Using an AI Agent for Code Review (Without Letting It Merge Code)
Code review is where good systems stay good and where most teams run out of time.
This post walks through a real, production-safe setup where an AI agent performs first-pass code reviews automatically when a pull request is assigned to me, inside a GitHub pipeline.
No auto-merge. No authority. Just structured feedback, grounded in the actual diff.
The Problem: Reviews Do Not Scale, Risk Does
In theory:
- Every PR gets careful review
- Standards are applied consistently
- Subtle issues are caught early
In reality:
- Reviews happen late
- Fatigue lowers quality
- “Looks good to me” sneaks in
The goal here is not to replace reviewers. It is to:
- Reduce cognitive load
- Catch obvious issues early
- Let humans focus on judgment
Design Principle: AI as Reviewer, Not Judge
Hard rules:
- AI cannot approve PRs
- AI cannot push commits
- AI cannot comment inline without context
- AI output is advisory only
Think of it as a tireless junior reviewer who reads the whole diff, applies consistent rules, and never rushes.
Trigger: When a PR Is Assigned to Me
GitHub gives us a clean signal:
A pull request review is requested from a user.
This avoids noise on every PR and reviewing code you will never touch. We trigger only when:
- review_requested
- reviewer == me
High-Level Architecture
GitHub PR Event
│
▼
GitHub Actions
│
▼
AI Review Agent
│
▼
Structured Review Comment
│
▼
Human Review
Key idea: The agent reviews diffs, not repositories.
GitHub Actions Workflow
Here is a minimal but real workflow.
name: AI Code Review
on:
pull_request:
types: [review_requested]
jobs:
ai-review:
if: github.event.requested_reviewer.login == 'your-github-username'
runs-on: ubuntu-latest
steps:
- name: Checkout code
uses: actions/checkout@v4
with:
fetch-depth: 0
- name: Get PR diff
run: |
git fetch origin ${{ github.event.pull_request.base.ref }}
git diff origin/${{ github.event.pull_request.base.ref }}...HEAD > diff.txt
- name: Run AI review agent
run: |
docker run --rm -v $PWD:/workspace ai-review-agent:latest /workspace/diff.txt
This keeps the agent isolated, stateless, and reproducible.
The AI Review Agent (Real Code)
The agent reads the diff, applies rules, and produces a structured report.
import sys
from pathlib import Path
diff = Path(sys.argv[1]).read_text()
issues = []
if "print(" in diff:
issues.append({
"severity": "low",
"message": "Debug print statements found. Consider removing before merge."
})
if "TODO" in diff:
issues.append({
"severity": "medium",
"message": "TODO comments present in diff. Confirm if intentional."
})
report = {
"summary": f"{len(issues)} potential issues found",
"issues": issues
}
print(report)
In real usage, the agent also checks test coverage changes, migration safety, config drift, and anti-patterns specific to your stack.
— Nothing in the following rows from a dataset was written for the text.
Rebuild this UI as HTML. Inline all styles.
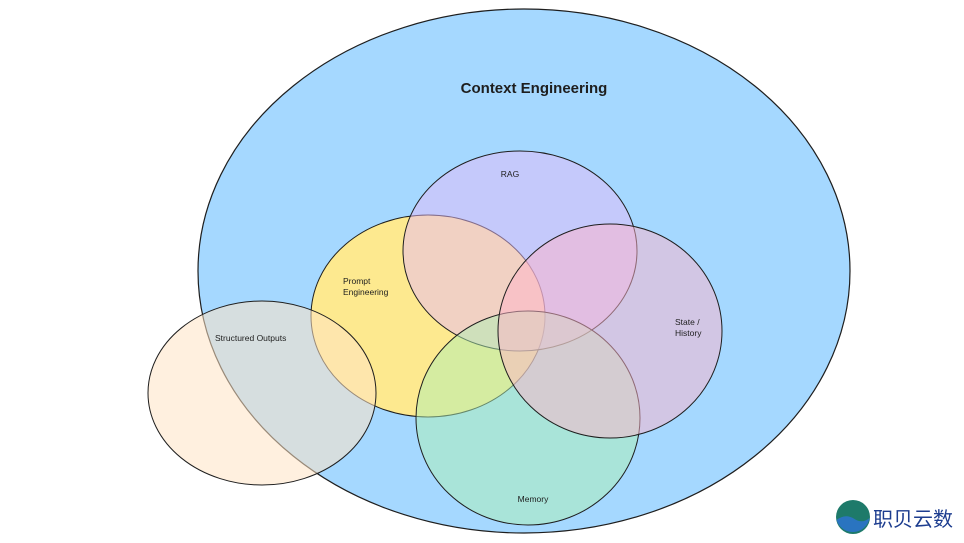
<!DOCTYPE html>
<html><head><style>
html,body{margin:0;padding:0;background:#fff;width:964px;height:543px;overflow:hidden}
text{font-family:"Liberation Sans",sans-serif;fill:#1e1e1e}
</style></head><body>
<svg width="964" height="543" viewBox="0 0 964 543">
<ellipse cx="524" cy="271" rx="326" ry="262" fill="#a5d8ff" stroke="#1e1e1e" stroke-width="1.2"/>
<ellipse cx="428" cy="316" rx="117" ry="101" fill="#fde98f" stroke="#1e1e1e" stroke-width="1"/>
<ellipse cx="520" cy="251" rx="117" ry="100" fill="#e5baf7" fill-opacity="0.5" stroke="#1e1e1e" stroke-width="1"/>
<ellipse cx="528" cy="418" rx="112" ry="107" fill="#adf0b3" fill-opacity="0.5" stroke="#1e1e1e" stroke-width="1"/>
<ellipse cx="610" cy="331" rx="112" ry="107" fill="#ffb4c9" fill-opacity="0.5" stroke="#1e1e1e" stroke-width="1"/>
<ellipse cx="262" cy="393" rx="114" ry="92" fill="#ffe3c4" fill-opacity="0.55" stroke="#1e1e1e" stroke-width="1"/>
<text x="534" y="93" font-size="15" font-weight="bold" text-anchor="middle">Context Engineering</text>
<text x="510" y="177" font-size="8.5" text-anchor="middle">RAG</text>
<text x="343" y="284" font-size="8.5">Prompt</text>
<text x="343" y="295" font-size="8.5">Engineering</text>
<text x="215" y="341" font-size="8.5">Structured Outputs</text>
<text x="675" y="325" font-size="8.5">State /</text>
<text x="675" y="336" font-size="8.5">History</text>
<text x="533" y="502" font-size="8.5" text-anchor="middle">Memory</text>
<circle cx="853" cy="517" r="17" fill="#1e7a6a"/>
<path d="M836.5 520 q9 -7 18 -1 q8 5 15 -1 a17 17 0 0 1 -33 2z" fill="#2a74c0"/>
<text x="873" y="526" font-size="20" font-family="'Liberation Sans','Noto Sans CJK SC',sans-serif" style="fill:#1d3d8f">职贝云数</text>
</svg>
</body></html>
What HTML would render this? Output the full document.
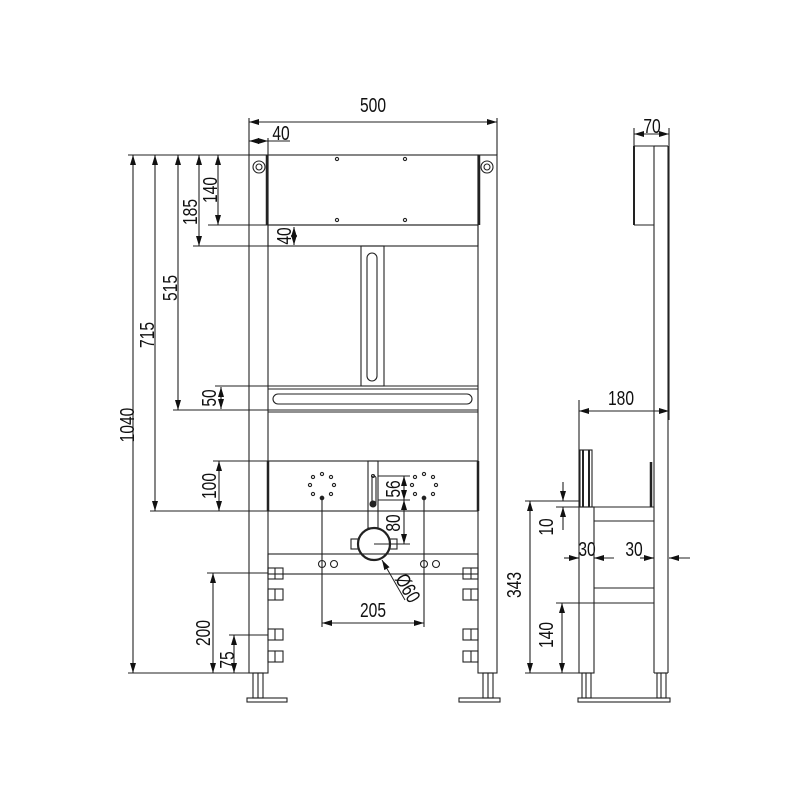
<!DOCTYPE html>
<html><head><style>
html,body{margin:0;padding:0;background:#fff}
svg{display:block}
text{font-family:"Liberation Sans",sans-serif;font-size:20px;fill:#111}
</style></head><body>
<svg width="800" height="800" viewBox="0 0 800 800" xmlns="http://www.w3.org/2000/svg">
<defs>
<marker id="a" viewBox="0 0 10 6" refX="10" refY="3" markerWidth="10" markerHeight="6" orient="auto-start-reverse" markerUnits="userSpaceOnUse"><path d="M0,0 L10,3 L0,6 z" fill="#111"/></marker>
</defs>
<g stroke="#222" stroke-width="1.1" fill="none">
<rect x="249" y="155" width="19" height="518"/>
<rect x="478" y="155" width="19" height="518"/>
<line x1="267" y1="155" x2="267" y2="225" stroke-width="2.5"/>
<line x1="479" y1="155" x2="479" y2="225" stroke-width="2.5"/>
<circle cx="259" cy="167" r="6"/><circle cx="259" cy="167" r="3"/>
<circle cx="487" cy="167" r="6"/><circle cx="487" cy="167" r="3"/>
<rect x="268" y="155" width="210" height="70"/>
<g fill="none"><circle cx="337" cy="159" r="1.6"/><circle cx="405" cy="159" r="1.6"/><circle cx="337" cy="220" r="1.6"/><circle cx="405" cy="220" r="1.6"/></g>
<rect x="268" y="225" width="210" height="21"/>
<rect x="361" y="246" width="23" height="140"/>
<rect x="367" y="253" width="10" height="128" rx="5"/>
<line x1="268" y1="386" x2="478" y2="386"/>
<line x1="268" y1="389" x2="478" y2="389"/>
<line x1="268" y1="410" x2="478" y2="410"/>
<line x1="268" y1="412" x2="478" y2="412"/>
<rect x="273" y="394" width="199" height="10" rx="5"/>
<rect x="268" y="461" width="210" height="50"/>
<line x1="268" y1="461" x2="268" y2="511" stroke-width="2.5"/>
<line x1="478" y1="461" x2="478" y2="511" stroke-width="2.5"/>
<rect x="368" y="461" width="10" height="67"/>
<rect x="372" y="476" width="4" height="28" rx="2"/>
<circle cx="373" cy="476" r="1.5"/>
<circle cx="373" cy="504" r="3" fill="#222"/>
<g>
<circle cx="322" cy="474" r="1.6"/><circle cx="331" cy="477" r="1.6"/><circle cx="334" cy="485" r="1.6"/><circle cx="331" cy="494" r="1.6"/><circle cx="322" cy="498" r="1.8" fill="#222"/><circle cx="313" cy="494" r="1.6"/><circle cx="310" cy="485" r="1.6"/><circle cx="313" cy="477" r="1.6"/>
<circle cx="424" cy="474" r="1.6"/><circle cx="433" cy="477" r="1.6"/><circle cx="436" cy="485" r="1.6"/><circle cx="433" cy="494" r="1.6"/><circle cx="424" cy="498" r="1.8" fill="#222"/><circle cx="415" cy="494" r="1.6"/><circle cx="412" cy="485" r="1.6"/><circle cx="415" cy="477" r="1.6"/>
</g>
<circle cx="374" cy="544" r="16" stroke-width="2.2"/>
<line x1="374" y1="544" x2="393" y2="544"/>
<rect x="351" y="539" width="7" height="10"/><rect x="390" y="539" width="7" height="10"/>
<rect x="268" y="554" width="210" height="20"/>
<circle cx="322" cy="564" r="3.5"/><circle cx="334" cy="564" r="3.5"/>
<circle cx="424" cy="564" r="3.5"/><circle cx="436" cy="564" r="3.5"/>
<line x1="322" y1="498" x2="322" y2="627"/>
<line x1="424" y1="498" x2="424" y2="627"/>
<g>
<rect x="268" y="568" width="15" height="11"/><line x1="275" y1="568" x2="275" y2="579"/>
<rect x="268" y="589" width="15" height="11"/><line x1="275" y1="589" x2="275" y2="600"/>
<rect x="268" y="629" width="15" height="11"/><line x1="275" y1="629" x2="275" y2="640"/>
<rect x="268" y="651" width="15" height="11"/><line x1="275" y1="651" x2="275" y2="662"/>
<rect x="463" y="568" width="15" height="11"/><line x1="471" y1="568" x2="471" y2="579"/>
<rect x="463" y="589" width="15" height="11"/><line x1="471" y1="589" x2="471" y2="600"/>
<rect x="463" y="629" width="15" height="11"/><line x1="471" y1="629" x2="471" y2="640"/>
<rect x="463" y="651" width="15" height="11"/><line x1="471" y1="651" x2="471" y2="662"/>
</g>
<rect x="253" y="673" width="10" height="25"/><line x1="258" y1="673" x2="258" y2="698"/>
<rect x="247" y="698" width="40" height="4"/>
<rect x="483" y="673" width="10" height="25"/><line x1="488" y1="673" x2="488" y2="698"/>
<rect x="459" y="698" width="41" height="4"/>

<line x1="249" y1="118" x2="249" y2="155"/>
<line x1="497" y1="118" x2="497" y2="155"/>
<line x1="268" y1="138" x2="268" y2="155"/>
<line x1="128" y1="155" x2="249" y2="155"/>
<line x1="208" y1="225" x2="268" y2="225"/>
<line x1="193" y1="246" x2="268" y2="246"/>
<line x1="173" y1="410" x2="268" y2="410"/>
<line x1="215" y1="386" x2="268" y2="386"/>
<line x1="150" y1="511" x2="268" y2="511"/>
<line x1="213" y1="461" x2="268" y2="461"/>
<line x1="128" y1="673" x2="249" y2="673"/>
<line x1="207" y1="573" x2="268" y2="573"/>
<line x1="229" y1="635" x2="268" y2="635"/>
<line x1="378" y1="476" x2="410" y2="476"/>
<line x1="378" y1="500" x2="410" y2="500"/>
<line x1="393" y1="544" x2="410" y2="544"/>
<line x1="283" y1="574" x2="463" y2="574"/>
</g>
<g stroke="#222" stroke-width="1.1" marker-start="url(#a)" marker-end="url(#a)">
<line x1="249" y1="122" x2="497" y2="122"/>
<line x1="249" y1="141" x2="268" y2="141"/>
<line x1="133" y1="155" x2="133" y2="673"/>
<line x1="155" y1="155" x2="155" y2="511"/>
<line x1="178" y1="155" x2="178" y2="410"/>
<line x1="199" y1="155" x2="199" y2="246"/>
<line x1="218" y1="155" x2="218" y2="225"/>
<line x1="294" y1="227" x2="294" y2="245"/>
<line x1="221" y1="387" x2="221" y2="409"/>
<line x1="219" y1="461" x2="219" y2="511"/>
<line x1="404" y1="476" x2="404" y2="500"/>
<line x1="404" y1="500" x2="404" y2="544"/>
<line x1="213" y1="573" x2="213" y2="673"/>
<line x1="234" y1="635" x2="234" y2="673"/>
<line x1="322" y1="623" x2="424" y2="623"/>
</g>
<line x1="405" y1="600" x2="382" y2="560" stroke="#222" marker-end="url(#a)"/>
<line x1="268" y1="141" x2="290" y2="141" stroke="#222"/>

<g text-anchor="middle">
<text transform="translate(373 112) scale(0.78 1)">500</text>
<text transform="translate(281 140) scale(0.78 1)">40</text>
<text transform="translate(127 425) rotate(-90) scale(0.78 1)" y="7">1040</text>
<text transform="translate(147 335) rotate(-90) scale(0.78 1)" y="7">715</text>
<text transform="translate(170 288) rotate(-90) scale(0.78 1)" y="7">515</text>
<text transform="translate(190 212) rotate(-90) scale(0.78 1)" y="7">185</text>
<text transform="translate(210 190) rotate(-90) scale(0.78 1)" y="7">140</text>
<text transform="translate(284 236) rotate(-90) scale(0.78 1)" y="7">40</text>
<text transform="translate(209 398) rotate(-90) scale(0.78 1)" y="7">50</text>
<text transform="translate(209 486) rotate(-90) scale(0.78 1)" y="7">100</text>
<text transform="translate(393 489) rotate(-90) scale(0.78 1)" y="7">56</text>
<text transform="translate(393 523) rotate(-90) scale(0.78 1)" y="7">80</text>
<text transform="translate(203 633) rotate(-90) scale(0.78 1)" y="7">200</text>
<text transform="translate(227 660) rotate(-90) scale(0.78 1)" y="7">75</text>
<text transform="translate(373 617) scale(0.78 1)">205</text>
<text transform="translate(408 588) rotate(60) scale(0.78 1)" y="7">Ø60</text>
<text transform="translate(652 133) scale(0.78 1)">70</text>
<text transform="translate(621 405) scale(0.78 1)">180</text>
<text transform="translate(587 556) scale(0.78 1)">30</text>
<text transform="translate(634 556) scale(0.78 1)">30</text>
<text transform="translate(546 527) rotate(-90) scale(0.78 1)" y="7">10</text>
<text transform="translate(514 585) rotate(-90) scale(0.78 1)" y="7">343</text>
<text transform="translate(546 635) rotate(-90) scale(0.78 1)" y="7">140</text>
</g>

<g stroke="#222" stroke-width="1.1" fill="none">
<line x1="654" y1="146" x2="654" y2="673"/>
<line x1="668" y1="146" x2="668" y2="673"/>
<line x1="654" y1="146" x2="668" y2="146"/>
<line x1="654" y1="673" x2="668" y2="673"/>
<line x1="634" y1="146" x2="634" y2="225" stroke-width="2"/>
<line x1="634" y1="146" x2="654" y2="146"/>
<line x1="634" y1="225" x2="654" y2="225"/>
<line x1="634" y1="128" x2="634" y2="146"/>
<line x1="669" y1="128" x2="669" y2="146"/>
<rect x="579" y="507" width="15" height="166"/>
<rect x="580" y="450" width="12" height="57"/>
<line x1="583" y1="450" x2="583" y2="507" stroke-width="2"/>
<line x1="589" y1="450" x2="589" y2="507" stroke-width="2"/>
<line x1="651" y1="462" x2="651" y2="507" stroke-width="2.5"/>
<line x1="594" y1="507" x2="654" y2="507"/>
<line x1="594" y1="521" x2="654" y2="521"/>
<line x1="594" y1="588" x2="654" y2="588"/>
<line x1="594" y1="603" x2="654" y2="603"/>
<line x1="579" y1="400" x2="579" y2="507"/>
<line x1="669" y1="146" x2="669" y2="420"/>
<line x1="525" y1="501" x2="580" y2="501"/>
<line x1="525" y1="673" x2="580" y2="673"/>
<line x1="556" y1="603" x2="594" y2="603"/>
<line x1="556" y1="507" x2="580" y2="507"/>
<rect x="582" y="673" width="9" height="25"/><line x1="586" y1="673" x2="586" y2="698"/>
<rect x="657" y="673" width="9" height="25"/><line x1="661" y1="673" x2="661" y2="698"/>
<rect x="578" y="698" width="92" height="4"/>
<line x1="564" y1="558" x2="579" y2="558"/>
<line x1="594" y1="558" x2="614" y2="558"/>
<line x1="640" y1="558" x2="654" y2="558"/>
<line x1="669" y1="558" x2="690" y2="558"/>
</g>
<g stroke="#222" stroke-width="1.1" marker-start="url(#a)" marker-end="url(#a)">
<line x1="634" y1="134" x2="669" y2="134"/>
<line x1="579" y1="411" x2="669" y2="411"/>
<line x1="530" y1="501" x2="530" y2="673"/>
<line x1="562" y1="603" x2="562" y2="673"/>
</g>
<g stroke="#222" stroke-width="1.1">
<line x1="569" y1="558" x2="579" y2="558" marker-end="url(#a)"/>
<line x1="604" y1="558" x2="594" y2="558" marker-end="url(#a)"/>
<line x1="644" y1="558" x2="654" y2="558" marker-end="url(#a)"/>
<line x1="679" y1="558" x2="669" y2="558" marker-end="url(#a)"/>
<line x1="563" y1="482" x2="563" y2="501" marker-end="url(#a)"/>
<line x1="563" y1="530" x2="563" y2="507" marker-end="url(#a)"/>
</g>
</svg>
</body></html>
Posting the Review Back to GitHub
The agent does not comment directly. Instead, the pipeline posts a single, consolidated comment.
gh pr comment $PR_NUMBER --body "$(cat review_output.md)"
Why one comment?
- Less noise
- Easier to reason about
- Clear ownership
Example Output (What I Actually See)
AI Review Summary
2 potential issues found
Medium
- TODO comments present in diff. Confirm if intentional.
Low
- Debug print statements found. Consider removing before merge.
No blocking issues detected.
Why This Works in Practice
Because the agent is consistent, the scope is limited, the output is reviewable, and humans stay accountable. Bad ideas do not slip through quietly.
Guardrails I Will Not Compromise On
- No auto-approvals
- No inline commenting spam
- No learning from private repos
- No credentials beyond read-only
If an agent can merge code, it is not a reviewer: it is a risk.
Final Thought
AI does not make reviews faster. It makes them calmer. And calm reviewers make better decisions.